Только все, что совершится далее, — вовсе не развитие банальнейшего сюжета: пылкий наивный юноша пригрел у сердца холодную, расчетливую змею — вовсе нет. Мария Львовна Рославлева — девица столь же восторженная, столь же увлеченная, романтическая. Она искренне верит в свою страсть и в свое желание выйти замуж за молодого ссыльного поэта, сына миллионера, кстати — не только по безграничной любви, но и во имя полной разделенности взглядов и устремлений. Потом она с тем же пылом и экзальтацией ударится сначала в светскую жизнь, потом в роман с художником, в быт богемы и, наконец, в запой. И еще много лет после разрыва будет ей Огарев писать письма — заботливые, нежные, вразумляющие.

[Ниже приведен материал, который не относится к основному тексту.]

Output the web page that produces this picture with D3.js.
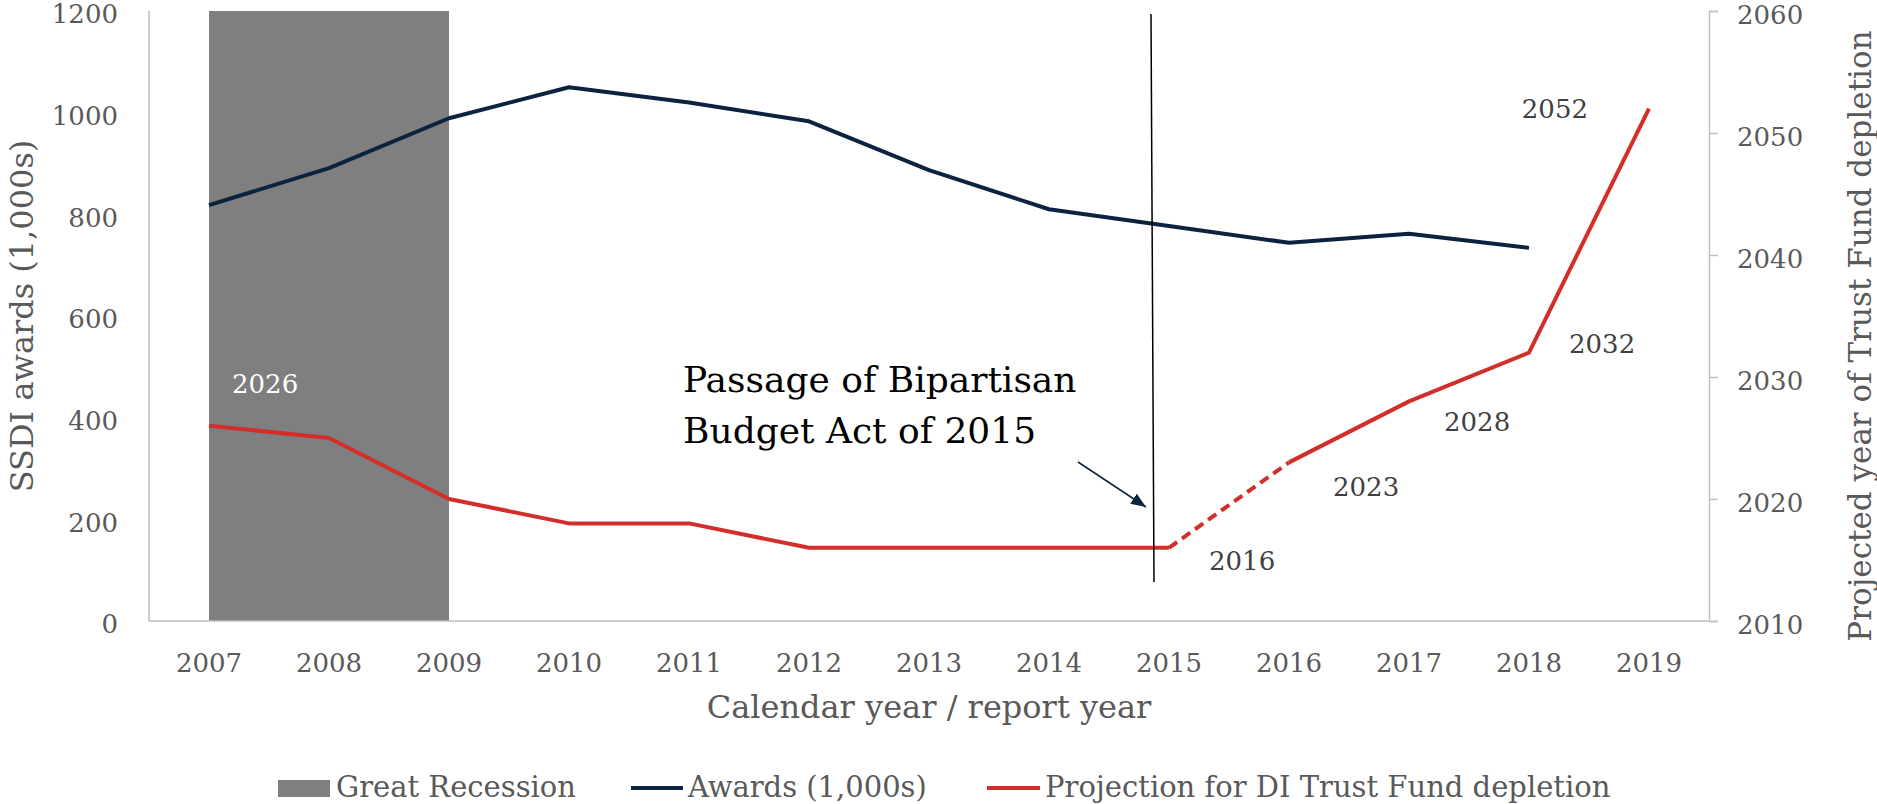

И отца ее, почтенного обнищавшего саратовского помещика Рославлева, будет Огарев безропотно содержать — кстати, не по наследству ли от отца получила характер Мария Львовна? Промотался и протратился Рославлев на безумной страсти к охоте, весь азарт безудержной натуры вложив в нее. Содержал лучшую в губернии свору собак, псарей, егерей и доезжачих в таком количестве, что любой выезд его на охоту напоминал более всего, как писал один знакомый, «средневековое переселение городов». Пропадал по нескольку месяцев, забирался далеко в чужие губернии. Покуда хватило состояния — трех тысяч крепостных душ.